▸ **WHAT THE EXERCISE ASKS**:
Restate the whole of the material. Keep every word, and drop the pictures.

▸ **GIVEN DATA**:
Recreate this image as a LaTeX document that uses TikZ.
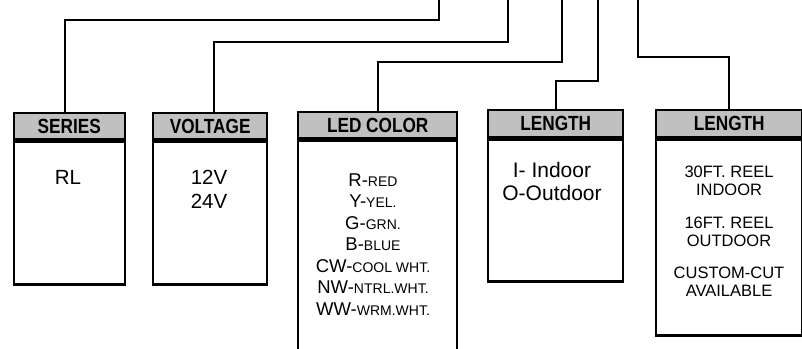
\documentclass[tikz,border=0pt]{standalone}
\usepackage{fontspec}
\setmainfont{Liberation Sans}
\definecolor{hdr}{RGB}{192,192,192}
\tikzset{
  conn/.style={line width=1.6pt},
  hdrbox/.style={draw, line width=2.4pt, fill=hdr, inner sep=0pt, anchor=north west,
    font=\bfseries\fontsize{20.5}{22}\selectfont},
  bodybox/.style={draw, line width=2.4pt, inner sep=0pt, anchor=north},
  btext/.style={font=\fontsize{20.5}{22}\selectfont, inner sep=0pt, anchor=base},
  otext/.style={font=\fontsize{21}{22}\selectfont, inner sep=0pt, anchor=base},
  ltext/.style={font=\fontsize{18.5}{20}\selectfont, inner sep=0pt, anchor=base},
  stext/.style={font=\fontsize{16.5}{18}\selectfont, inner sep=0pt, anchor=base},
}
\newcommand\hdrlabel[1]{\scalebox{0.84}[1]{#1}}
\newcommand\smc[1]{{\fontsize{14}{16}\selectfont #1}}
\begin{document}
\begin{tikzpicture}[x=1pt,y=-1pt]
\path[use as bounding box, clip] (0,0) rectangle (802,348);
% end points at the top edge
\coordinate (e1) at (439,0);
\coordinate (e2) at (508,0);
\coordinate (e3) at (562,0);
\coordinate (e4) at (598,0);
\coordinate (e5) at (638,0);
% boxes
\node[hdrbox, minimum width=111pt, minimum height=26pt] (h1) at (12.5,112) {\hdrlabel{SERIES}};
\node[bodybox, minimum width=111pt, minimum height=143pt] (b1) at (h1.south) {};
\node[hdrbox, minimum width=114pt, minimum height=26pt] (h2) at (152,112) {\hdrlabel{VOLTAGE}};
\node[bodybox, minimum width=114pt, minimum height=143pt] (b2) at (h2.south) {};
\node[hdrbox, minimum width=159pt, minimum height=26pt] (h3) at (297,111) {\hdrlabel{LED COLOR}};
\node[bodybox, minimum width=159pt, minimum height=230pt] (b3) at (h3.south) {};
\node[hdrbox, minimum width=135pt, minimum height=27pt] (h4) at (487,109) {\hdrlabel{LENGTH}};
\node[bodybox, minimum width=135pt, minimum height=142pt] (b4) at (h4.south) {};
\node[hdrbox, minimum width=146pt, minimum height=27pt] (h5) at (655,109) {\hdrlabel{LENGTH}};
\node[bodybox, minimum width=146pt, minimum height=196pt] (b5) at (h5.south) {};
% connectors
\draw[conn] ([xshift=-4pt]h1.north) |- (439,20) -- (e1);
\draw[conn] ([xshift=4pt]h2.north) |- (508,42) -- (e2);
\draw[conn] (h3.north) |- (562,62) -- (e3);
\draw[conn] (h4.north) |- (598,81) -- (e4);
\draw[conn] (h5.north) |- (638,57) -- (e5);
% texts
\node[btext] (t1) at (68,184) {RL};
\node[btext] (t2a) at (209,184) {12V};
\node[btext] (t2b) at (209,208) {24V};
\node[ltext] (t3a) at (373,186) {R-\smc{RED}};
\node[ltext] (t3b) at (373,207.5) {Y-\smc{YEL.}};
\node[ltext] (t3c) at (373,229) {G-\smc{GRN.}};
\node[ltext] (t3d) at (373,250.5) {B-\smc{BLUE}};
\node[ltext] (t3e) at (373,272) {CW-\smc{COOL WHT.}};
\node[ltext] (t3f) at (373,293.5) {NW-\smc{NTRL.WHT.}};
\node[ltext] (t3g) at (373,315) {WW-\smc{WRM.WHT.}};
\node[otext] (t4a) at (552,177) {I- Indoor};
\node[otext] (t4b) at (552,200) {O-Outdoor};
\node[stext] (t5a) at (729,177) {30FT. REEL};
\node[stext] (t5b) at (729,195) {INDOOR};
\node[stext] (t5c) at (729,228) {16FT. REEL};
\node[stext] (t5d) at (729,246) {OUTDOOR};
\node[stext] (t5e) at (729,278) {CUSTOM-CUT};
\node[stext] (t5f) at (729,296) {AVAILABLE};
\end{tikzpicture}
\end{document}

▸ **REPLY TO THE EXERCISE**:
Recreate this image as a LaTeX document that uses TikZ.
\documentclass[tikz,border=0pt]{standalone}
\usepackage{fontspec}
\setmainfont{Liberation Sans}
\definecolor{hdr}{RGB}{192,192,192}
\tikzset{
  conn/.style={line width=1.6pt},
  hdrbox/.style={draw, line width=2.4pt, fill=hdr, inner sep=0pt, anchor=north west,
    font=\bfseries\fontsize{20.5}{22}\selectfont},
  bodybox/.style={draw, line width=2.4pt, inner sep=0pt, anchor=north},
  btext/.style={font=\fontsize{20.5}{22}\selectfont, inner sep=0pt, anchor=base},
  otext/.style={font=\fontsize{21}{22}\selectfont, inner sep=0pt, anchor=base},
  ltext/.style={font=\fontsize{18.5}{20}\selectfont, inner sep=0pt, anchor=base},
  stext/.style={font=\fontsize{16.5}{18}\selectfont, inner sep=0pt, anchor=base},
}
\newcommand\hdrlabel[1]{\scalebox{0.84}[1]{#1}}
\newcommand\smc[1]{{\fontsize{14}{16}\selectfont #1}}
\begin{document}
\begin{tikzpicture}[x=1pt,y=-1pt]
\path[use as bounding box, clip] (0,0) rectangle (802,348);
% end points at the top edge
\coordinate (e1) at (439,0);
\coordinate (e2) at (508,0);
\coordinate (e3) at (562,0);
\coordinate (e4) at (598,0);
\coordinate (e5) at (638,0);
% boxes
\node[hdrbox, minimum width=111pt, minimum height=26pt] (h1) at (12.5,112) {\hdrlabel{SERIES}};
\node[bodybox, minimum width=111pt, minimum height=143pt] (b1) at (h1.south) {};
\node[hdrbox, minimum width=114pt, minimum height=26pt] (h2) at (152,112) {\hdrlabel{VOLTAGE}};
\node[bodybox, minimum width=114pt, minimum height=143pt] (b2) at (h2.south) {};
\node[hdrbox, minimum width=159pt, minimum height=26pt] (h3) at (297,111) {\hdrlabel{LED COLOR}};
\node[bodybox, minimum width=159pt, minimum height=230pt] (b3) at (h3.south) {};
\node[hdrbox, minimum width=135pt, minimum height=27pt] (h4) at (487,109) {\hdrlabel{LENGTH}};
\node[bodybox, minimum width=135pt, minimum height=142pt] (b4) at (h4.south) {};
\node[hdrbox, minimum width=146pt, minimum height=27pt] (h5) at (655,109) {\hdrlabel{LENGTH}};
\node[bodybox, minimum width=146pt, minimum height=196pt] (b5) at (h5.south) {};
% connectors
\draw[conn] ([xshift=-4pt]h1.north) |- (439,20) -- (e1);
\draw[conn] ([xshift=4pt]h2.north) |- (508,42) -- (e2);
\draw[conn] (h3.north) |- (562,62) -- (e3);
\draw[conn] (h4.north) |- (598,81) -- (e4);
\draw[conn] (h5.north) |- (638,57) -- (e5);
% texts
\node[btext] (t1) at (68,184) {RL};
\node[btext] (t2a) at (209,184) {12V};
\node[btext] (t2b) at (209,208) {24V};
\node[ltext] (t3a) at (373,186) {R-\smc{RED}};
\node[ltext] (t3b) at (373,207.5) {Y-\smc{YEL.}};
\node[ltext] (t3c) at (373,229) {G-\smc{GRN.}};
\node[ltext] (t3d) at (373,250.5) {B-\smc{BLUE}};
\node[ltext] (t3e) at (373,272) {CW-\smc{COOL WHT.}};
\node[ltext] (t3f) at (373,293.5) {NW-\smc{NTRL.WHT.}};
\node[ltext] (t3g) at (373,315) {WW-\smc{WRM.WHT.}};
\node[otext] (t4a) at (552,177) {I- Indoor};
\node[otext] (t4b) at (552,200) {O-Outdoor};
\node[stext] (t5a) at (729,177) {30FT. REEL};
\node[stext] (t5b) at (729,195) {INDOOR};
\node[stext] (t5c) at (729,228) {16FT. REEL};
\node[stext] (t5d) at (729,246) {OUTDOOR};
\node[stext] (t5e) at (729,278) {CUSTOM-CUT};
\node[stext] (t5f) at (729,296) {AVAILABLE};
\end{tikzpicture}
\end{document}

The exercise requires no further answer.